──────── Dataset content ────────

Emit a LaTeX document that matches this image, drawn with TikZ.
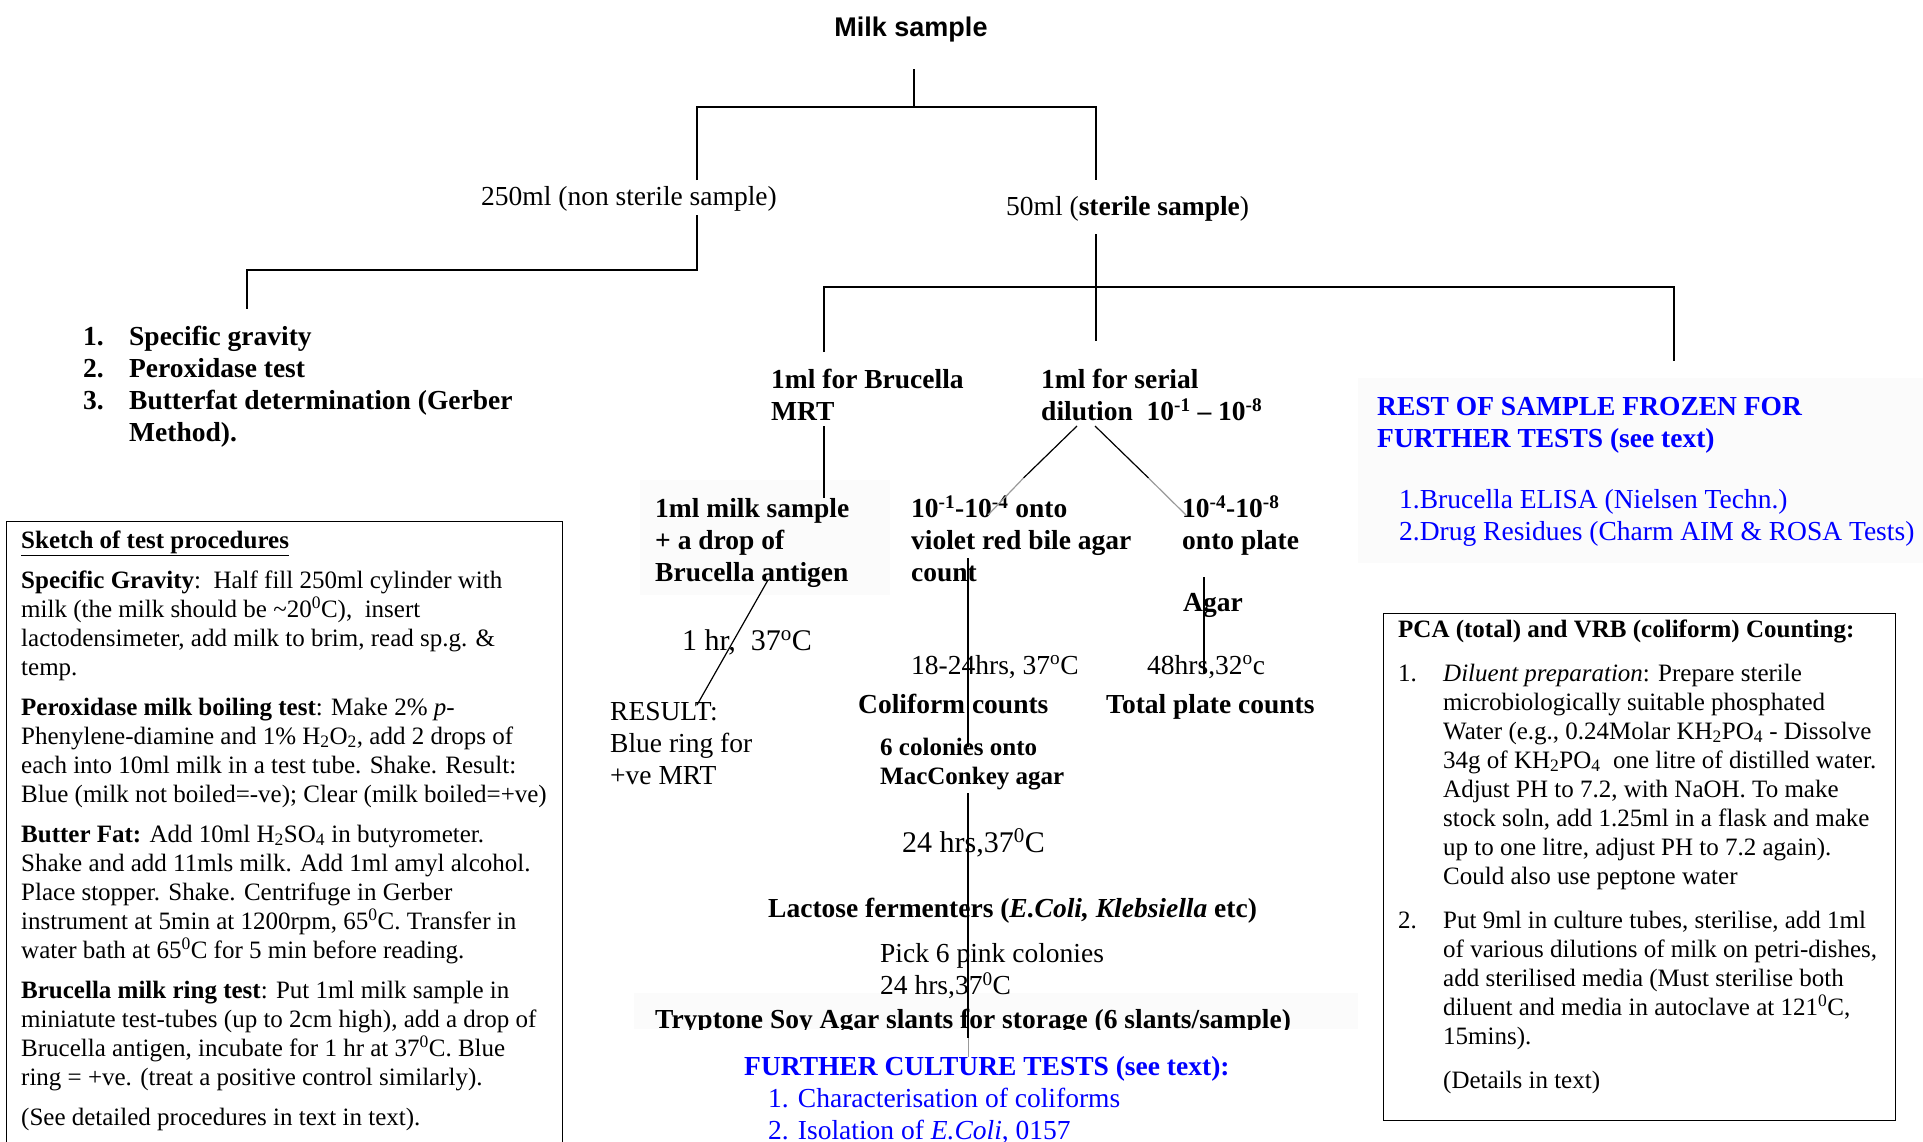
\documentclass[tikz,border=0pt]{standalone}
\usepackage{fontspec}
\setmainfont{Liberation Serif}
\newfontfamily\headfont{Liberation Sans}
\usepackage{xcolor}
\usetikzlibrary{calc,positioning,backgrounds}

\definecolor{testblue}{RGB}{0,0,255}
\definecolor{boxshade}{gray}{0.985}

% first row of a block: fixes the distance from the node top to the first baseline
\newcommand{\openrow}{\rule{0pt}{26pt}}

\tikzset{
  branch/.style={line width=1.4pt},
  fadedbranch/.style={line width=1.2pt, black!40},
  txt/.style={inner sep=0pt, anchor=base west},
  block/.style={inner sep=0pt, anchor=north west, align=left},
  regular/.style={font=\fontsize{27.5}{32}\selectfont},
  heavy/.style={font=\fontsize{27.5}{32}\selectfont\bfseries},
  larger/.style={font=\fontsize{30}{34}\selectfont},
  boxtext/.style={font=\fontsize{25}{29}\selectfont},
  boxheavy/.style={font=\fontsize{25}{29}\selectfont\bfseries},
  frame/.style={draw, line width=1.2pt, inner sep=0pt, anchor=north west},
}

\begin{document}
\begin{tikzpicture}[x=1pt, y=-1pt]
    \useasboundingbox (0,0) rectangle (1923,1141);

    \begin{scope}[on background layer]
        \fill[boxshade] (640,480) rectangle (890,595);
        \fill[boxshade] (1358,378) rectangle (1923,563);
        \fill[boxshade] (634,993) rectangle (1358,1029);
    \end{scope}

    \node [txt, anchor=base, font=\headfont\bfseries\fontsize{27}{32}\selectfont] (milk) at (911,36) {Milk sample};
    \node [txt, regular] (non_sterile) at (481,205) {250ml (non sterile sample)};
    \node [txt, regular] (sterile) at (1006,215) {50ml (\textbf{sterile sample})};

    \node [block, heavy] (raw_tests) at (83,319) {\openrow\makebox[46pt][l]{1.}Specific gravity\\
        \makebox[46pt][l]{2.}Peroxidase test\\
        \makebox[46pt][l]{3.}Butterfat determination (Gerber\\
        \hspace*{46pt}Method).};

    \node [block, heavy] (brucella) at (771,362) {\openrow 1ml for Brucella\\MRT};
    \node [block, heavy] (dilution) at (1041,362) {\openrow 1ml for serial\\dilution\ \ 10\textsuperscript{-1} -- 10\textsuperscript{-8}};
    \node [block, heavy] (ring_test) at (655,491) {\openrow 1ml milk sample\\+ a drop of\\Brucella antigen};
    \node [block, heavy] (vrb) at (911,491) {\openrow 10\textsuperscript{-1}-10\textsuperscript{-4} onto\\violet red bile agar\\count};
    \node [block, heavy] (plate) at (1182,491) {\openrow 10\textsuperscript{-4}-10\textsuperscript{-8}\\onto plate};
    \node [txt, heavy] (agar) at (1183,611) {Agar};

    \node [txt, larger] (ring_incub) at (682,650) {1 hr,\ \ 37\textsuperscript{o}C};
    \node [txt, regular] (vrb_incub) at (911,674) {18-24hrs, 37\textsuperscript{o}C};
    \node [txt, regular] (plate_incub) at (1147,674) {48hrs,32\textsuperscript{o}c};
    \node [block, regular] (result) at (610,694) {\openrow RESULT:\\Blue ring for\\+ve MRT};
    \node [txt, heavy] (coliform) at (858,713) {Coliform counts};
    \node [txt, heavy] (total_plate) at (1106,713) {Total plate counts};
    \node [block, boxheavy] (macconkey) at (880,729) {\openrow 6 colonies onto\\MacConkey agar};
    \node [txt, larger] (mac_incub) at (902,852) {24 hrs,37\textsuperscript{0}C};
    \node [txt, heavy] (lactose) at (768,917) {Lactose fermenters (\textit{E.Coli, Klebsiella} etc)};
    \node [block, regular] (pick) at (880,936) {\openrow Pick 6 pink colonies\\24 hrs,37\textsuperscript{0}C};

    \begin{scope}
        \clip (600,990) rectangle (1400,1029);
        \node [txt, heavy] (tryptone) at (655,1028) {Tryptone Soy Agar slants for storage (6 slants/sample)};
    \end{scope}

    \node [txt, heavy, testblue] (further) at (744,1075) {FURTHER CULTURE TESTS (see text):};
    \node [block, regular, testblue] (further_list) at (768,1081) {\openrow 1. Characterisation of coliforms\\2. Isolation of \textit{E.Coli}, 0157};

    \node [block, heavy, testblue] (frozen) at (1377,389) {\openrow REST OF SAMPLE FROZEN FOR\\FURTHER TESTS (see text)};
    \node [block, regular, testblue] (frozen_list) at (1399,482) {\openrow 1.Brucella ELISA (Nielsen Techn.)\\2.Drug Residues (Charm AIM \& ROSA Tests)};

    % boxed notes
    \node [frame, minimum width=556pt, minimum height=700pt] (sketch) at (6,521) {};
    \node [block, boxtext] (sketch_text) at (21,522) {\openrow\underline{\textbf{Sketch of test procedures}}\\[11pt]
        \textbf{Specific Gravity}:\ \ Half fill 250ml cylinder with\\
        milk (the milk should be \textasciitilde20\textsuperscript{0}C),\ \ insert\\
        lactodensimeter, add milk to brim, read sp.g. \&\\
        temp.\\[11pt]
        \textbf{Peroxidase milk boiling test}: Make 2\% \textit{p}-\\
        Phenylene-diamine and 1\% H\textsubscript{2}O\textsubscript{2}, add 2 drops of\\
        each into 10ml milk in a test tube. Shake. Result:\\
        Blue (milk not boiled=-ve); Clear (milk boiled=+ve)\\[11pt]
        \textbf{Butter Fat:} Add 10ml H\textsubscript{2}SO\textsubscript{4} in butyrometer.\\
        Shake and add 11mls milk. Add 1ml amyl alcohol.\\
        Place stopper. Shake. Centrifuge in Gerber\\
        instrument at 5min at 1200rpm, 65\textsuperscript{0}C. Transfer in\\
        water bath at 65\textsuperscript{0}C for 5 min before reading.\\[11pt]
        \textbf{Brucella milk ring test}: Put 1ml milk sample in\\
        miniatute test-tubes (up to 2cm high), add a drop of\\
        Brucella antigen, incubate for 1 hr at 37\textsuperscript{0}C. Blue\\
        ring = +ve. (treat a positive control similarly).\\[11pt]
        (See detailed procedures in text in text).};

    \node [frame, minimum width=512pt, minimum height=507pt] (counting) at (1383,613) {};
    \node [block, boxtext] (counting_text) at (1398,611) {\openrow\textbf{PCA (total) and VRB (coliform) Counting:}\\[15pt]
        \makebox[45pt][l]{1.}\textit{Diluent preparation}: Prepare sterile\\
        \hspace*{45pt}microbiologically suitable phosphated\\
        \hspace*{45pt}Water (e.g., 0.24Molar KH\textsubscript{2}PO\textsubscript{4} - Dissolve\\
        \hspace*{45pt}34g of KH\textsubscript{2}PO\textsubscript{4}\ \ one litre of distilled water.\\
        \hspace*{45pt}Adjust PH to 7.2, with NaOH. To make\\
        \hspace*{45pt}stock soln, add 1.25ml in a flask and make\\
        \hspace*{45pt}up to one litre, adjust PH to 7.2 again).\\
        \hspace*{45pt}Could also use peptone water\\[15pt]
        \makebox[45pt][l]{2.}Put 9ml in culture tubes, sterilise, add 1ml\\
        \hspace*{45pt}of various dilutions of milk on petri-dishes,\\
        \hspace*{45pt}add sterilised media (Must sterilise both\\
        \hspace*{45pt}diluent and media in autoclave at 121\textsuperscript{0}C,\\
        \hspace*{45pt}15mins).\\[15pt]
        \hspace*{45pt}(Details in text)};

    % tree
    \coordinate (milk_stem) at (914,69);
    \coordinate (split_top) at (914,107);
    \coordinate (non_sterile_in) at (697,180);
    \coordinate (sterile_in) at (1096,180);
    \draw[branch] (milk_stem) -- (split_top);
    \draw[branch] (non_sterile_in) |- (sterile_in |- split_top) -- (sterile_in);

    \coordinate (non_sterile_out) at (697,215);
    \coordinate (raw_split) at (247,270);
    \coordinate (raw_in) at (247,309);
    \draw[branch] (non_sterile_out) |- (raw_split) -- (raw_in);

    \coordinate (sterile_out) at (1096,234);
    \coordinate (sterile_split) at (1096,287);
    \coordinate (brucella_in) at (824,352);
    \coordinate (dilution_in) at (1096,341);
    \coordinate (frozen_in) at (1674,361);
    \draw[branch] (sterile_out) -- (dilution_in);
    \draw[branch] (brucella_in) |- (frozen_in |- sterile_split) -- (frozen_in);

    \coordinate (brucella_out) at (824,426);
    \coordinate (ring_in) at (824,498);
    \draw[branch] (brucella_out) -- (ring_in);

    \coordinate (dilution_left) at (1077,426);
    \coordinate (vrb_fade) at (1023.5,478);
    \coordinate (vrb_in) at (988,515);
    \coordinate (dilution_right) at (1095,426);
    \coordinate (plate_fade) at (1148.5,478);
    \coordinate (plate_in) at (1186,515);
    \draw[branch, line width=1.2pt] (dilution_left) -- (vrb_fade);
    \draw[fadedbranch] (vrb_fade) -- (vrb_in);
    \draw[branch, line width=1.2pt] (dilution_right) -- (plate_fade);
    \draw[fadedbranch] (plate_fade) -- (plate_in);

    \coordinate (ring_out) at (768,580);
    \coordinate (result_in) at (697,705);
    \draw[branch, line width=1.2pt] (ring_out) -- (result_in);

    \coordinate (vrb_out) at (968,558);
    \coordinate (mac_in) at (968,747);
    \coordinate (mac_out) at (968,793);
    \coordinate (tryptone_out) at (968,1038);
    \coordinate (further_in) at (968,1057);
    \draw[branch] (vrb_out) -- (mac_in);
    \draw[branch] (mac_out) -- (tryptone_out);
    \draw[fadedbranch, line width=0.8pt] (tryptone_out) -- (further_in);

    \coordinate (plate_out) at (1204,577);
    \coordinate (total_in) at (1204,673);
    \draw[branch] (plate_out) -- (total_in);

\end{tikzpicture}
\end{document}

────────

- [Given instruction]: From the first line above down to the line with "[txt, regular] (sterile)", reproduce every line and no others, omitting pictures.

- [Output]:
Emit a LaTeX document that matches this image, drawn with TikZ.
\documentclass[tikz,border=0pt]{standalone}
\usepackage{fontspec}
\setmainfont{Liberation Serif}
\newfontfamily\headfont{Liberation Sans}
\usepackage{xcolor}
\usetikzlibrary{calc,positioning,backgrounds}

\definecolor{testblue}{RGB}{0,0,255}
\definecolor{boxshade}{gray}{0.985}

% first row of a block: fixes the distance from the node top to the first baseline
\newcommand{\openrow}{\rule{0pt}{26pt}}

\tikzset{
  branch/.style={line width=1.4pt},
  fadedbranch/.style={line width=1.2pt, black!40},
  txt/.style={inner sep=0pt, anchor=base west},
  block/.style={inner sep=0pt, anchor=north west, align=left},
  regular/.style={font=\fontsize{27.5}{32}\selectfont},
  heavy/.style={font=\fontsize{27.5}{32}\selectfont\bfseries},
  larger/.style={font=\fontsize{30}{34}\selectfont},
  boxtext/.style={font=\fontsize{25}{29}\selectfont},
  boxheavy/.style={font=\fontsize{25}{29}\selectfont\bfseries},
  frame/.style={draw, line width=1.2pt, inner sep=0pt, anchor=north west},
}

\begin{document}
\begin{tikzpicture}[x=1pt, y=-1pt]
    \useasboundingbox (0,0) rectangle (1923,1141);

    \begin{scope}[on background layer]
        \fill[boxshade] (640,480) rectangle (890,595);
        \fill[boxshade] (1358,378) rectangle (1923,563);
        \fill[boxshade] (634,993) rectangle (1358,1029);
    \end{scope}

    \node [txt, anchor=base, font=\headfont\bfseries\fontsize{27}{32}\selectfont] (milk) at (911,36) {Milk sample};
    \node [txt, regular] (non_sterile) at (481,205) {250ml (non sterile sample)};
    \node [txt, regular] (sterile) at (1006,215) {50ml (\textbf{sterile sample})};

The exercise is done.